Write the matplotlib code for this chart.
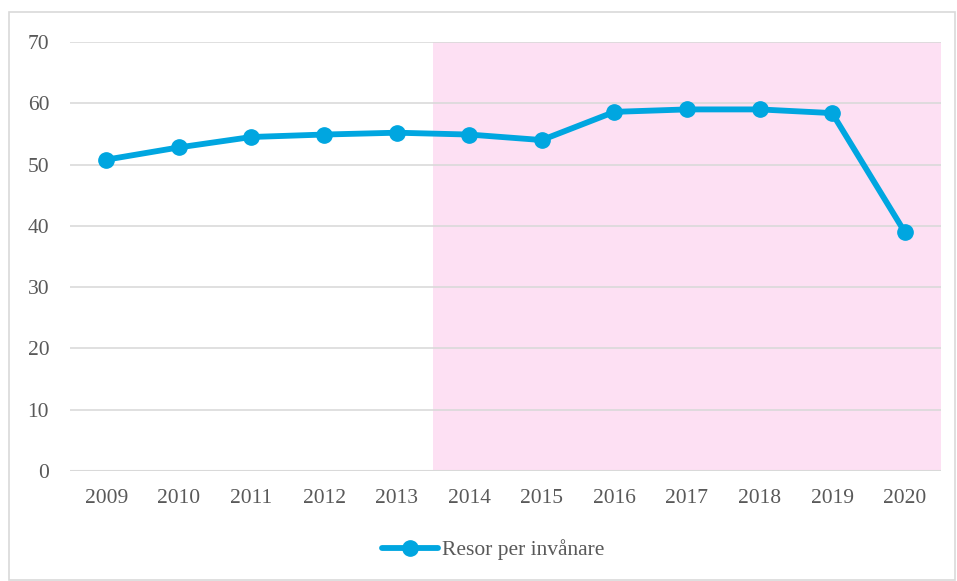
import matplotlib
matplotlib.use("Agg")
import matplotlib.pyplot as plt
from matplotlib.patches import Rectangle

years = ["2009", "2010", "2011", "2012", "2013", "2014", "2015", "2016", "2017", "2018", "2019", "2020"]
resor = [50.8, 52.8, 54.5, 54.9, 55.2, 54.9, 54.0, 58.6, 59.0, 59.0, 58.4, 39.0]
yticks = [0, 10, 20, 30, 40, 50, 60, 70]
shade_start = "2014"

plt.rcParams['font.family'] = ['Liberation Serif', 'DejaVu Serif']
txt = '#595959'

fig = plt.figure(figsize=(9.57, 5.81), dpi=100)
fig.patches.append(Rectangle((9/957, 0.002), (955-9)/957, 1-12/581-0.002, transform=fig.transFigure,
                             fill=False, edgecolor='#D9D9D9', linewidth=1.2))
ax = fig.add_axes([70/957, 1-471/581, (941-70)/957, (471-42)/581])

x = list(range(len(years)))
i0 = years.index(shade_start)
ax.axvspan(i0 - 0.5, len(years) - 0.5, color='#FDE0F3', zorder=0, linewidth=0)
for t in yticks[1:]:
    ax.axhline(t, color='#D9D9D9', linewidth=1.3, zorder=1, alpha=0.9)
ax.axhline(0, color='#D9D9D9', linewidth=1.5, zorder=1)

ax.plot(x, resor, color='#00A6E0', linewidth=4.2, marker='o', markersize=11,
        zorder=3, label='Resor per invånare', solid_capstyle='round')

ax.set_xlim(-0.5, len(years) - 0.5)
ax.set_ylim(0, 70)
ax.set_xticks(x)
ax.set_xticklabels(years)
ax.set_yticks(yticks)
ax.tick_params(axis='both', length=0, labelsize=15.5, colors=txt)
ax.tick_params(axis='x', pad=13)
ax.tick_params(axis='y', pad=15)
for s in ax.spines.values():
    s.set_visible(False)

leg = fig.legend(loc='center', bbox_to_anchor=(493/957, 1-550/581), frameon=False,
                 fontsize=15.5, handlelength=2.6, handletextpad=0.2, labelcolor=txt)

fig.savefig('out.png', dpi=100)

§ **YOUR GOAL**
Go from the first line of the listing to the line holding "txt = '#595959'" and, please, transcribe those lines exactly, both included, with no pictures.

§ **EXERCISE RESULT**
Write the matplotlib code for this chart.
import matplotlib
matplotlib.use("Agg")
import matplotlib.pyplot as plt
from matplotlib.patches import Rectangle

years = ["2009", "2010", "2011", "2012", "2013", "2014", "2015", "2016", "2017", "2018", "2019", "2020"]
resor = [50.8, 52.8, 54.5, 54.9, 55.2, 54.9, 54.0, 58.6, 59.0, 59.0, 58.4, 39.0]
yticks = [0, 10, 20, 30, 40, 50, 60, 70]
shade_start = "2014"

plt.rcParams['font.family'] = ['Liberation Serif', 'DejaVu Serif']
txt = '#595959'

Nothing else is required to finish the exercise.